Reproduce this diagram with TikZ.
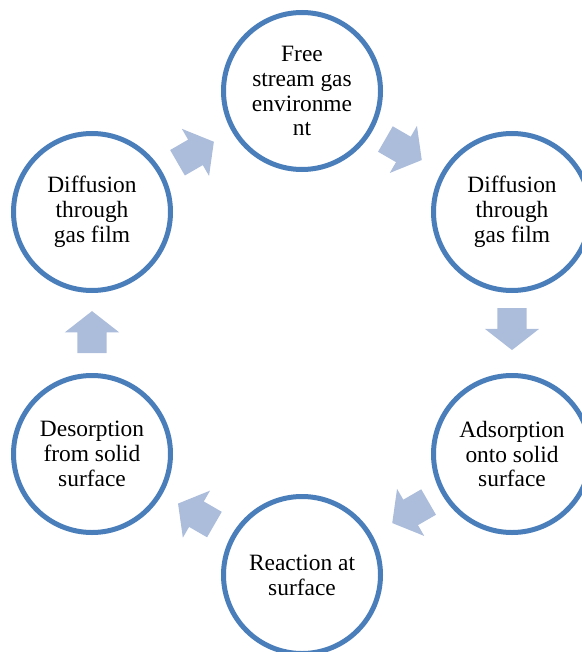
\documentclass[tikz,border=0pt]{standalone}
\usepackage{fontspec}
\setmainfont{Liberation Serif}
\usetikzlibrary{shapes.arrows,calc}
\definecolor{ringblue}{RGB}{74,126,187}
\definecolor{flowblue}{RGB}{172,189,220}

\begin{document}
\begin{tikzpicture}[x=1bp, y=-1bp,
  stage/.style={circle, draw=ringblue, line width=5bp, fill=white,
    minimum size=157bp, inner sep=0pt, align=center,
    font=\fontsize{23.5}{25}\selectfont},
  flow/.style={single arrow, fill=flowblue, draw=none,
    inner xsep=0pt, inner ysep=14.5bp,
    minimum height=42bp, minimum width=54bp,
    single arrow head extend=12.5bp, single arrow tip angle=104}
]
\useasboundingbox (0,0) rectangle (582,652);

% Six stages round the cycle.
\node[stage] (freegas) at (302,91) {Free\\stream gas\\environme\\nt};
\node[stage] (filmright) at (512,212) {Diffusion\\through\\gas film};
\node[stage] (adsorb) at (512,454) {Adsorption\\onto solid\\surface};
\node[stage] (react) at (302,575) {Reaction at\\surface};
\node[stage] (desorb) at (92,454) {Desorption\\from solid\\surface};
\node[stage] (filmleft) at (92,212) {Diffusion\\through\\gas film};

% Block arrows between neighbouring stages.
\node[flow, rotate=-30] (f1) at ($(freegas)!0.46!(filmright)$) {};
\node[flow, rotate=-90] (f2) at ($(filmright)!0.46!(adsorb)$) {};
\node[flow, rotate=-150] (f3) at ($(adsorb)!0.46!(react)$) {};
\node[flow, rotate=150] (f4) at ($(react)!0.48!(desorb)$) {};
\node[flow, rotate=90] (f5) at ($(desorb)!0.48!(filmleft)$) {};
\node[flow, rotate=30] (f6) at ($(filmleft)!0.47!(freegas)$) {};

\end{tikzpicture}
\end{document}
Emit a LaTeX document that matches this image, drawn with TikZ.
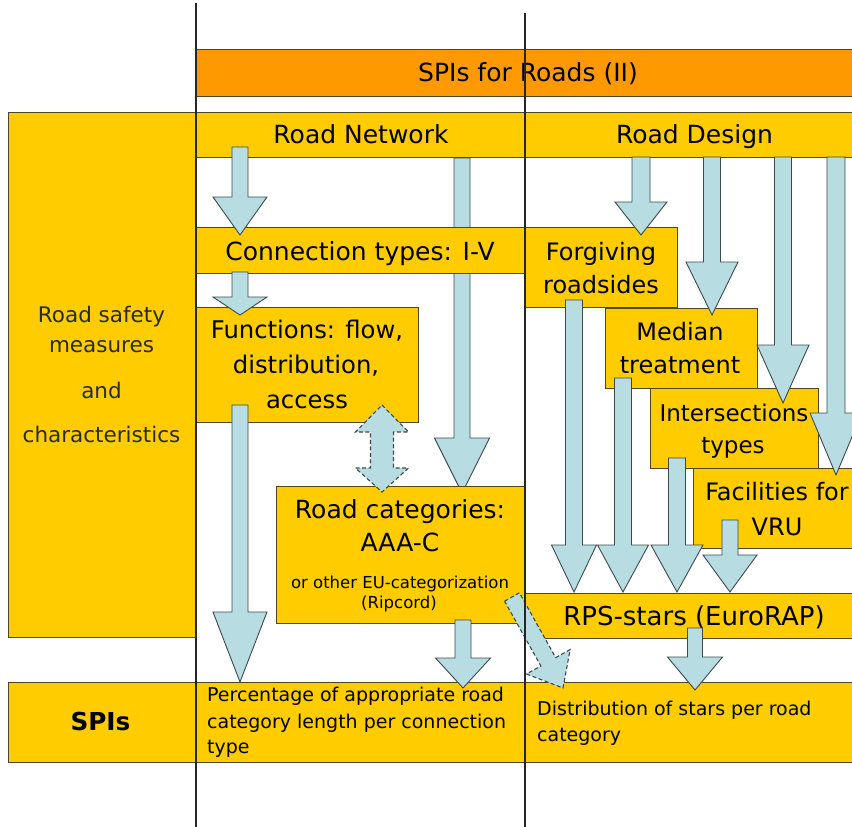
= = =
Exercise requirements: Restate the whole listing above exactly, please, omitting every image.

Solution:
Reproduce this diagram with TikZ.
\documentclass[tikz,border=0pt]{standalone}
\usepackage{fontspec}
\setmainfont{Liberation Serif}
\usetikzlibrary{shapes.arrows,calc}
\definecolor{ringblue}{RGB}{74,126,187}
\definecolor{flowblue}{RGB}{172,189,220}

\begin{document}
\begin{tikzpicture}[x=1bp, y=-1bp,
  stage/.style={circle, draw=ringblue, line width=5bp, fill=white,
    minimum size=157bp, inner sep=0pt, align=center,
    font=\fontsize{23.5}{25}\selectfont},
  flow/.style={single arrow, fill=flowblue, draw=none,
    inner xsep=0pt, inner ysep=14.5bp,
    minimum height=42bp, minimum width=54bp,
    single arrow head extend=12.5bp, single arrow tip angle=104}
]
\useasboundingbox (0,0) rectangle (582,652);

% Six stages round the cycle.
\node[stage] (freegas) at (302,91) {Free\\stream gas\\environme\\nt};
\node[stage] (filmright) at (512,212) {Diffusion\\through\\gas film};
\node[stage] (adsorb) at (512,454) {Adsorption\\onto solid\\surface};
\node[stage] (react) at (302,575) {Reaction at\\surface};
\node[stage] (desorb) at (92,454) {Desorption\\from solid\\surface};
\node[stage] (filmleft) at (92,212) {Diffusion\\through\\gas film};

% Block arrows between neighbouring stages.
\node[flow, rotate=-30] (f1) at ($(freegas)!0.46!(filmright)$) {};
\node[flow, rotate=-90] (f2) at ($(filmright)!0.46!(adsorb)$) {};
\node[flow, rotate=-150] (f3) at ($(adsorb)!0.46!(react)$) {};
\node[flow, rotate=150] (f4) at ($(react)!0.48!(desorb)$) {};
\node[flow, rotate=90] (f5) at ($(desorb)!0.48!(filmleft)$) {};
\node[flow, rotate=30] (f6) at ($(filmleft)!0.47!(freegas)$) {};

\end{tikzpicture}
\end{document}
Emit a LaTeX document that matches this image, drawn with TikZ.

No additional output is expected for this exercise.